WHAT THE TASK REQUIRES> Reproduce all the entries exactly and keep the pictures out.

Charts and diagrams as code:
● ● ● ●

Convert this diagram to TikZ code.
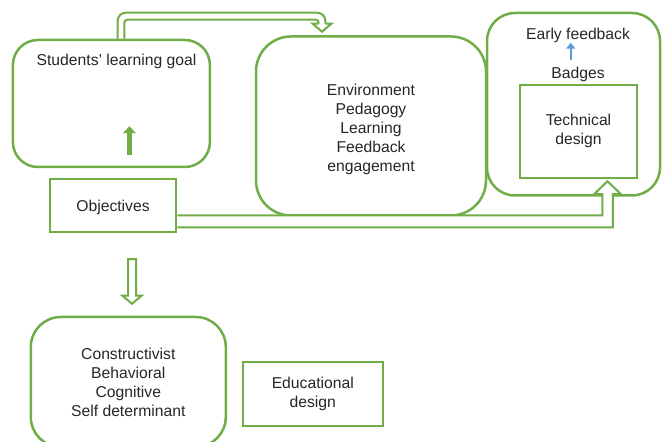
\documentclass[tikz,border=0pt]{standalone}
\usepackage{fontspec}
\setmainfont{Liberation Sans}
\usetikzlibrary{calc,arrows.meta}
\definecolor{leaf}{HTML}{70AD47}
\definecolor{sky}{HTML}{5B9BD5}

\begin{document}
\begin{tikzpicture}[x=1pt, y=1pt,
    every node/.style={font=\fontsize{15.7}{19}\selectfont, text=black!85, align=center},
    box/.style={draw=leaf, line width=2.5pt, inner sep=0pt},
    rbox/.style={box, rounded corners=#1},
    hollow/.style={draw=leaf, line width=2pt, line join=miter}]
  \useasboundingbox (0,0) rectangle (662,442);

  % boxes
  \node[rbox=25pt, minimum width=197pt, minimum height=127pt] (goal) at (111.4,338.5) {};
  \node (goaltxt) at (116.5,380.5) {Students’ learning goal};
  \node[rbox=35pt, minimum width=230pt, minimum height=179pt] (env) at (371,316) {};
  \node (envtxt) at (371,312.5) {Environment\\Pedagogy\\Learning\\Feedback\\engagement};
  \node[rbox=28pt, minimum width=173pt, minimum height=182.5pt] (outer) at (573.5,337.75) {};
  \node (early) at (578,407) {Early feedback};
  \node (badges) at (578,368) {Badges};
  \node[box, minimum width=117pt, minimum height=93pt] (tech) at (578.5,310.5) {};
  \node (techtxt) at (578.5,311) {Technical\\design};
  \node[box, minimum width=126pt, minimum height=53pt] (obj) at (113,236.5) {};
  \node (objtxt) at (113,235) {Objectives};
  \node[rbox=30pt, minimum width=195pt, minimum height=130pt] (theory) at (128.3,60)
    {Constructivist\\Behavioral\\Cognitive\\Self determinant};
  \node[box, minimum width=140pt, minimum height=64pt] (edu) at (312.8,48) {Educational\\design};

  % small arrows
  \coordinate (ua) at ($(goal.south)+(18,13)$);
  \coordinate (ub) at ($(goal.south)+(18,42)$);
  \draw[leaf, line width=5pt, -{Triangle[length=7pt,width=13pt]}] (ua) -- (ub);
  \coordinate (bl1) at ($(badges.center)+(-7.3,14)$);
  \coordinate (bl2) at ($(early.center)+(-7.3,-7.7)$);
  \draw[sky, line width=2pt, -{Triangle[length=6pt,width=9pt]}] (bl1) -- (bl2);

  % goal -> environment
  \coordinate (ta) at ($(goal.north)+(9.6,0)$);
  \coordinate (tb) at ($(env.north)+(-49,3.5)$);
  \draw[hollow, rounded corners=8pt] let \p1=(ta), \p2=(tb) in
    (\x1-3.3pt,\y1) -- (\x1-3.3pt,\y1+26pt) -- (\x2+3.3pt,\y1+26pt) -- (\x2+3.3pt,\y2+8pt);
  \draw[hollow, rounded corners=3pt] let \p1=(ta), \p2=(tb) in
    (\x2-3.3pt,\y2+8pt) -- (\x2-3.3pt,\y1+19pt) -- (\x1+3.3pt,\y1+19pt) -- (\x1+3.3pt,\y1);
  \draw[hollow] let \p2=(tb) in
    (\x2+3.3pt,\y2+8pt) -- (\x2+9.3pt,\y2+8pt) -- (tb) -- (\x2-9.3pt,\y2+8pt) -- (\x2-3.3pt,\y2+8pt);

  % objectives -> technical design
  \coordinate (ba) at ($(obj.east)+(0,-16)$);
  \coordinate (bb) at ($(tech.south)+(29,-2)$);
  \draw[hollow, fill=white] let \p1=(ba), \p2=(bb) in
    (\x1,\y1+6pt) -| (\x2-5.25pt,\y2-13pt) -- (\x2-13.5pt,\y2-13pt) -- (bb)
    -- (\x2+13.5pt,\y2-13pt) -- (\x2+5.25pt,\y2-13pt) |- (\x1,\y1-6pt);

  % objectives -> theories
  \coordinate (da) at ($(obj.south)+(19,-26)$);
  \coordinate (db) at ($(theory.north)+(3.7,12)$);
  \draw[hollow, fill=white] let \p1=(da), \p2=(db) in
    (\x1-4pt,\y1) -- (\x1-4pt,\y2+8pt) -- (\x1-9.5pt,\y2+8pt) -- (\x1,\y2)
    -- (\x1+9.5pt,\y2+8pt) -- (\x1+4pt,\y2+8pt) -- (\x1+4pt,\y1) -- cycle;
\end{tikzpicture}
\end{document}
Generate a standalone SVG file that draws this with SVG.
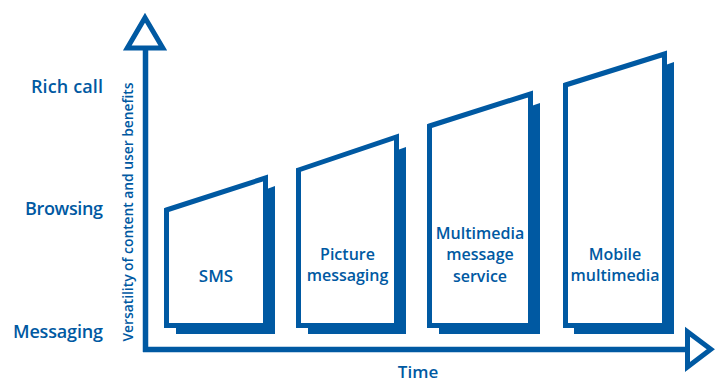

● ● ● ●

OUTPUT FOR THIS EXERCISE>
Convert this diagram to TikZ code.
\documentclass[tikz,border=0pt]{standalone}
\usepackage{fontspec}
\setmainfont{Liberation Sans}
\usetikzlibrary{calc,arrows.meta}
\definecolor{leaf}{HTML}{70AD47}
\definecolor{sky}{HTML}{5B9BD5}

\begin{document}
\begin{tikzpicture}[x=1pt, y=1pt,
    every node/.style={font=\fontsize{15.7}{19}\selectfont, text=black!85, align=center},
    box/.style={draw=leaf, line width=2.5pt, inner sep=0pt},
    rbox/.style={box, rounded corners=#1},
    hollow/.style={draw=leaf, line width=2pt, line join=miter}]
  \useasboundingbox (0,0) rectangle (662,442);

  % boxes
  \node[rbox=25pt, minimum width=197pt, minimum height=127pt] (goal) at (111.4,338.5) {};
  \node (goaltxt) at (116.5,380.5) {Students’ learning goal};
  \node[rbox=35pt, minimum width=230pt, minimum height=179pt] (env) at (371,316) {};
  \node (envtxt) at (371,312.5) {Environment\\Pedagogy\\Learning\\Feedback\\engagement};
  \node[rbox=28pt, minimum width=173pt, minimum height=182.5pt] (outer) at (573.5,337.75) {};
  \node (early) at (578,407) {Early feedback};
  \node (badges) at (578,368) {Badges};
  \node[box, minimum width=117pt, minimum height=93pt] (tech) at (578.5,310.5) {};
  \node (techtxt) at (578.5,311) {Technical\\design};
  \node[box, minimum width=126pt, minimum height=53pt] (obj) at (113,236.5) {};
  \node (objtxt) at (113,235) {Objectives};
  \node[rbox=30pt, minimum width=195pt, minimum height=130pt] (theory) at (128.3,60)
    {Constructivist\\Behavioral\\Cognitive\\Self determinant};
  \node[box, minimum width=140pt, minimum height=64pt] (edu) at (312.8,48) {Educational\\design};

  % small arrows
  \coordinate (ua) at ($(goal.south)+(18,13)$);
  \coordinate (ub) at ($(goal.south)+(18,42)$);
  \draw[leaf, line width=5pt, -{Triangle[length=7pt,width=13pt]}] (ua) -- (ub);
  \coordinate (bl1) at ($(badges.center)+(-7.3,14)$);
  \coordinate (bl2) at ($(early.center)+(-7.3,-7.7)$);
  \draw[sky, line width=2pt, -{Triangle[length=6pt,width=9pt]}] (bl1) -- (bl2);

  % goal -> environment
  \coordinate (ta) at ($(goal.north)+(9.6,0)$);
  \coordinate (tb) at ($(env.north)+(-49,3.5)$);
  \draw[hollow, rounded corners=8pt] let \p1=(ta), \p2=(tb) in
    (\x1-3.3pt,\y1) -- (\x1-3.3pt,\y1+26pt) -- (\x2+3.3pt,\y1+26pt) -- (\x2+3.3pt,\y2+8pt);
  \draw[hollow, rounded corners=3pt] let \p1=(ta), \p2=(tb) in
    (\x2-3.3pt,\y2+8pt) -- (\x2-3.3pt,\y1+19pt) -- (\x1+3.3pt,\y1+19pt) -- (\x1+3.3pt,\y1);
  \draw[hollow] let \p2=(tb) in
    (\x2+3.3pt,\y2+8pt) -- (\x2+9.3pt,\y2+8pt) -- (tb) -- (\x2-9.3pt,\y2+8pt) -- (\x2-3.3pt,\y2+8pt);

  % objectives -> technical design
  \coordinate (ba) at ($(obj.east)+(0,-16)$);
  \coordinate (bb) at ($(tech.south)+(29,-2)$);
  \draw[hollow, fill=white] let \p1=(ba), \p2=(bb) in
    (\x1,\y1+6pt) -| (\x2-5.25pt,\y2-13pt) -- (\x2-13.5pt,\y2-13pt) -- (bb)
    -- (\x2+13.5pt,\y2-13pt) -- (\x2+5.25pt,\y2-13pt) |- (\x1,\y1-6pt);

  % objectives -> theories
  \coordinate (da) at ($(obj.south)+(19,-26)$);
  \coordinate (db) at ($(theory.north)+(3.7,12)$);
  \draw[hollow, fill=white] let \p1=(da), \p2=(db) in
    (\x1-4pt,\y1) -- (\x1-4pt,\y2+8pt) -- (\x1-9.5pt,\y2+8pt) -- (\x1,\y2)
    -- (\x1+9.5pt,\y2+8pt) -- (\x1+4pt,\y2+8pt) -- (\x1+4pt,\y1) -- cycle;
\end{tikzpicture}
\end{document}
Generate a standalone SVG file that draws this with SVG.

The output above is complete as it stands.